• **What you have to do**:
The line containing "import pandas as pd" marks the end: extract everything from the first line of the data through that line, exactly, with no pictures.

• **Source data**:
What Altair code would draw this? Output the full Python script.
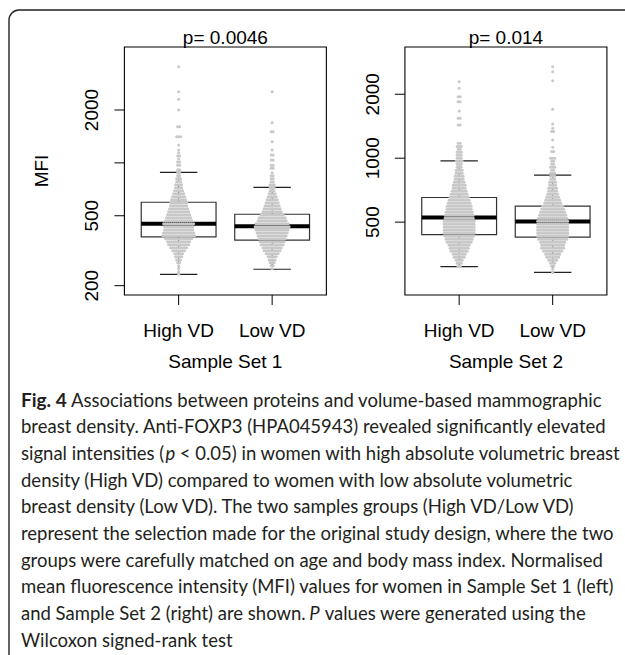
import altair as alt
import pandas as pd

# ---------------- values ----------------
groups = ["High VD", "Low VD"]
panel_titles = ["p= 0.0046", "p= 0.014"]
panel_xlabels = ["Sample Set 1", "Sample Set 2"]
y_title = "MFI"

# box statistics (MFI): lower whisker, Q1, median, Q3, upper whisker
stats_set1_high = [232, 379, 451, 597, 884]
stats_set1_low = [248, 363, 436, 510, 726]
stats_set2_high = [309, 437, 526, 653, 971]
stats_set2_low = [290, 425, 503, 595, 832]

# beeswarm rows: MFI level of a row and the number of dots in that row
set1_high_levels = [3527, 2541, 2301, 2000, 1607, 1409, 1264, 1185, 1140, 1094, 1051, 1010, 970,
                    914, 879, 845, 812, 781, 751, 722, 694, 667, 641, 617, 593, 570, 548, 527, 506,
                    487, 468, 450, 433, 416, 400, 385, 370, 356, 342, 329, 316, 304, 292, 280, 270,
                    260, 250, 240, 232]
set1_high_counts = [1, 1, 1, 1, 2, 3, 1, 1, 1, 2, 1, 2, 2,
                    2, 2, 2, 3, 3, 4, 4, 5, 6, 7, 8, 9, 9, 10, 11, 12,
                    13, 14, 16, 15, 15, 16, 17, 14, 12, 11, 9, 7, 5, 4, 3, 2,
                    1, 1, 1, 1]

set1_low_levels = [2541, 1693, 1505, 1320, 1185, 1109, 1038, 970, 932,
                   879, 845, 812, 781, 751, 722, 694, 667, 641, 617, 593, 570, 548, 527, 506,
                   487, 468, 450, 433, 416, 400, 385, 370, 356, 342, 329, 316, 304, 292, 280,
                   270, 260, 250]
set1_low_counts = [1, 1, 2, 1, 1, 2, 2, 2, 2,
                   1, 2, 2, 2, 3, 3, 3, 4, 5, 6, 7, 8, 9, 10, 12,
                   14, 15, 17, 18, 17, 16, 15, 14, 13, 12, 10, 9, 7, 5, 4,
                   3, 2, 1]

set2_high_levels = [2293, 2134, 1949, 1846, 1669, 1542, 1434, 1176, 1134,
                    1101, 1066, 1032, 999, 967, 936, 906, 877, 849, 822,
                    796, 771, 746, 722, 699, 677, 655, 634, 614, 594,
                    575, 557, 539, 522, 505, 489, 473, 458, 443, 429,
                    415, 402, 389, 377, 365, 353, 342, 331, 320, 310]
set2_high_counts = [1, 1, 2, 2, 1, 2, 2, 2, 3,
                    2, 3, 3, 3, 4, 3, 3, 4, 4, 5,
                    5, 6, 7, 7, 8, 9, 10, 11, 12, 13,
                    13, 14, 15, 15, 16, 16, 16, 16, 16, 15,
                    14, 13, 11, 10, 9, 7, 6, 4, 3, 2]

set2_low_levels = [2697, 2555, 2317, 1700, 1450, 1384, 1334, 1219, 1126, 1074,
                   999, 967, 936, 906, 877, 849, 822, 796, 771, 746,
                   722, 699, 677, 655, 634, 614, 594, 575, 557, 539,
                   522, 505, 489, 473, 458, 443, 429, 415, 402, 389,
                   377, 365, 353, 342, 331, 320, 310, 300, 290]
set2_low_counts = [1, 1, 1, 1, 1, 1, 2, 1, 1, 2,
                   3, 2, 2, 3, 2, 3, 3, 3, 4, 4,
                   5, 5, 6, 7, 8, 9, 11, 12, 13, 14,
                   15, 16, 16, 16, 16, 16, 16, 15, 13, 12,
                   12, 10, 8, 7, 5, 3, 2, 1, 1]

set1_ticks = [200, 500, 1000, 2000]
set1_tick_labels = ["200", "500", "", "2000"]
set2_ticks = [500, 1000, 2000]
set2_tick_labels = ["500", "1000", "2000"]

caption_bold = "Fig. 4"
caption_lines = [
    "Associations between proteins and volume-based mammographic",
    "breast density. Anti-FOXP3 (HPA045943) revealed significantly elevated",
    "signal intensities (",
    "density (High VD) compared to women with low absolute volumetric",
    "breast density (Low VD). The two samples groups (High VD/Low VD)",
    "represent the selection made for the original study design, where the two",
    "groups were carefully matched on age and body mass index. Normalised",
    "mean fluorescence intensity (MFI) values for women in Sample Set 1 (left)",
    "and Sample Set 2 (right) are shown.",
    "Wilcoxon signed-rank test",
]
line3_italic, line3_rest = "p", "< 0.05) in women with high absolute volumetric breast"
line9_italic, line9_rest = "P", "values were generated using the"

# ---------------- layout ----------------
X_DOMAIN = [0.42, 5.58]
X_RANGE = [124.4, 606.9]
Y_RANGE = [295, 47]
PX_PER_UNIT = (X_RANGE[1] - X_RANGE[0]) / (X_DOMAIN[1] - X_DOMAIN[0])
DOT_STEP = 2.0 / PX_PER_UNIT
LABEL_FONT = "Liberation Sans"
LABEL_SIZE = 19
CAP_FONT = "Lato"
CAP_SIZE = 18.5
CAP_S = CAP_SIZE / 18.0
CAP_X = 21
CAP_Y0 = 406.7
CAP_DY = 26.67
INK = "#231f20"

xscale = alt.Scale(domain=X_DOMAIN, range=X_RANGE, nice=False, zero=False)


def swarm(levels, counts, pos):
    rows = []
    for lv, n in zip(levels, counts):
        for i in range(n):
            rows.append({"x": pos + (i - (n - 1) / 2) * DOT_STEP, "mfi": lv})
    return rows


def panel(positions, xlim, ydomain, stats, swarms, ticks, tick_labels, axis_x):
    ysc = alt.Scale(type="log", domain=ydomain, range=Y_RANGE, nice=False, zero=False)
    frame_df = pd.DataFrame({"x0": [xlim[0]], "x1": [xlim[1]], "y0": [ydomain[0]], "y1": [ydomain[1]]})
    frame = alt.Chart(frame_df).mark_rect(fillOpacity=0, stroke="black", strokeWidth=1.1).encode(
        x=alt.X("x0:Q", scale=xscale, axis=None), x2="x1:Q",
        y=alt.Y("y0:Q", scale=ysc, axis=None), y2="y1:Q")
    box_df = pd.DataFrame({
        "pos": positions,
        "grp": groups,
        "left": [p - 0.4 for p in positions],
        "right": [p + 0.4 for p in positions],
        "capl": [p - 0.2 for p in positions],
        "capr": [p + 0.2 for p in positions],
        "lo": [s[0] for s in stats],
        "q1": [s[1] for s in stats],
        "med": [s[2] for s in stats],
        "q3": [s[3] for s in stats],
        "hi": [s[4] for s in stats],
    })
    base = alt.Chart(box_df)
    X = lambda f: alt.X(f, scale=xscale, axis=None)
    Y = lambda f: alt.Y(f, scale=ysc, axis=None)
    whisk_up = base.mark_rule(color="#333", strokeWidth=1, strokeDash=[4, 3]).encode(
        x=X("pos:Q"), y=Y("q3:Q"), y2="hi:Q")
    whisk_dn = base.mark_rule(color="#333", strokeWidth=1, strokeDash=[4, 3]).encode(
        x=X("pos:Q"), y=Y("q1:Q"), y2="lo:Q")
    box = base.mark_rect(fill="white", stroke="#333", strokeWidth=1.2).encode(
        x=X("left:Q"), x2="right:Q", y=Y("q1:Q"), y2="q3:Q")
    cap_hi = base.mark_rule(color="#222", strokeWidth=1.2).encode(
        x=X("capl:Q"), x2="capr:Q", y=Y("hi:Q"))
    cap_lo = base.mark_rule(color="#222", strokeWidth=1.2).encode(
        x=X("capl:Q"), x2="capr:Q", y=Y("lo:Q"))
    rows = []
    for (lv, ct), p in zip(swarms, positions):
        rows += swarm(lv, ct, p)
    pts = alt.Chart(pd.DataFrame(rows)).mark_circle(size=9, color="#c8c8c8", opacity=1).encode(
        x=X("x:Q"), y=Y("mfi:Q"))
    med = base.mark_rule(color="black", strokeWidth=4).encode(
        x=X("left:Q"), x2="right:Q", y=Y("med:Q"))
    # axes drawn from the tick lists through the panel scales
    tick_df = pd.DataFrame({"v": ticks, "lab": tick_labels})
    yticks = alt.Chart(tick_df).mark_rule(color="black", strokeWidth=1).encode(
        x=alt.value(axis_x - 10), x2=alt.value(axis_x), y=Y("v:Q"))
    ylabels = alt.Chart(tick_df).mark_text(font=LABEL_FONT, fontSize=LABEL_SIZE, color="black", angle=270,
                                           align="center", baseline="alphabetic").encode(
        x=alt.value(axis_x - 26.3), y=Y("v:Q"), text="lab:N")
    xticks = base.mark_rule(color="black", strokeWidth=1).encode(
        x=X("pos:Q"), y=alt.value(Y_RANGE[0]), y2=alt.value(Y_RANGE[0] + 10))
    xlabels = base.mark_text(font=LABEL_FONT, fontSize=LABEL_SIZE, color="black", align="center",
                             baseline="alphabetic").encode(
        x=X("pos:Q"), y=alt.value(336.7), text="grp:N")
    return alt.layer(frame, whisk_up, whisk_dn, box, cap_hi, cap_lo, med, pts,
                     yticks, ylabels, xticks, xlabels)


p1 = panel([1, 2], [0.42, 2.58], [177, 4566], [stats_set1_high, stats_set1_low],
           [(set1_high_levels, set1_high_counts), (set1_low_levels, set1_low_counts)],
           set1_ticks, set1_tick_labels, X_RANGE[0])
p2 = panel([4, 5], [3.42, 5.58], [227, 3338], [stats_set2_high, stats_set2_low],
           [(set2_high_levels, set2_high_counts), (set2_low_levels, set2_low_counts)],
           set2_ticks, set2_tick_labels, 404.9)

# panel titles and x titles
ttl_df = pd.DataFrame({"pos": [1.5, 4.5], "title": panel_titles, "xlab": panel_xlabels})
ptitle = alt.Chart(ttl_df).mark_text(font=LABEL_FONT, fontSize=LABEL_SIZE, color="black",
                                     baseline="alphabetic", align="center").encode(
    x=alt.X("pos:Q", scale=xscale, axis=None), y=alt.value(44), text="title:N")
xtitle = alt.Chart(ttl_df).mark_text(font=LABEL_FONT, fontSize=LABEL_SIZE, color="black",
                                     baseline="alphabetic", align="center").encode(
    x=alt.X("pos:Q", scale=xscale, axis=None), y=alt.value(368), text="xlab:N")
ytitle = alt.Chart(pd.DataFrame({"t": [y_title]})).mark_text(
    font=LABEL_FONT, fontSize=LABEL_SIZE, color="black", baseline="alphabetic", align="center",
    angle=270).encode(x=alt.value(48), y=alt.value(171), text="t:N")

# caption
cap_df = pd.DataFrame({"line": caption_lines, "py": [CAP_Y0 + i * CAP_DY for i in range(len(caption_lines))]})
cap_main = alt.Chart(cap_df.iloc[1:]).mark_text(font=CAP_FONT, fontSize=CAP_SIZE, color=INK,
                                                align="left", baseline="alphabetic").encode(
    x=alt.value(CAP_X), y=alt.Y("py:Q", scale=None, axis=None), text="line:N")
cap_first = alt.Chart(cap_df.iloc[:1]).mark_text(font=CAP_FONT, fontSize=CAP_SIZE, color=INK,
                                                 align="left", baseline="alphabetic").encode(
    x=alt.value(71), y=alt.Y("py:Q", scale=None, axis=None), text="line:N")
cap_bold = alt.Chart(pd.DataFrame({"t": [caption_bold], "py": [CAP_Y0]})).mark_text(
    font=CAP_FONT, fontSize=CAP_SIZE + 0.5, fontWeight="bold", color=INK, align="left",
    baseline="alphabetic").encode(x=alt.value(CAP_X), y=alt.Y("py:Q", scale=None, axis=None), text="t:N")


def seg(text, line_idx, x, style="normal"):
    d = pd.DataFrame({"t": [text], "py": [CAP_Y0 + line_idx * CAP_DY]})
    return alt.Chart(d).mark_text(font=CAP_FONT, fontSize=CAP_SIZE, color=INK, align="left",
                                  baseline="alphabetic", fontStyle=style).encode(
        x=alt.value(x), y=alt.Y("py:Q", scale=None, axis=None), text="t:N")


p3x = CAP_X + 140.5 * CAP_S
p9x = CAP_X + 280.5 * CAP_S
segs = [seg(line3_italic, 2, p3x, "italic"), seg(line3_rest, 2, p3x + 14 * CAP_S),
        seg(line9_italic, 8, p9x, "italic"), seg(line9_rest, 8, p9x + 15 * CAP_S)]

border = alt.Chart(pd.DataFrame({"a": [0]})).mark_rect(
    fillOpacity=0, stroke="#222", strokeWidth=1.4, cornerRadius=10).encode(
    x=alt.value(9), x2=alt.value(700), y=alt.value(10), y2=alt.value(760))

chart = alt.layer(border, p1, p2, ptitle, xtitle, ytitle, cap_bold, cap_first, cap_main, *segs).resolve_scale(
    y="independent").properties(
    width=625, height=655, autosize=alt.AutoSizeParams(type="none"), padding=0,
    background="white").configure_view(stroke=None)

chart.save("out.html", embed_options={"renderer": "svg", "actions": False})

• **Exercise output**:
What Altair code would draw this? Output the full Python script.
import altair as alt
import pandas as pd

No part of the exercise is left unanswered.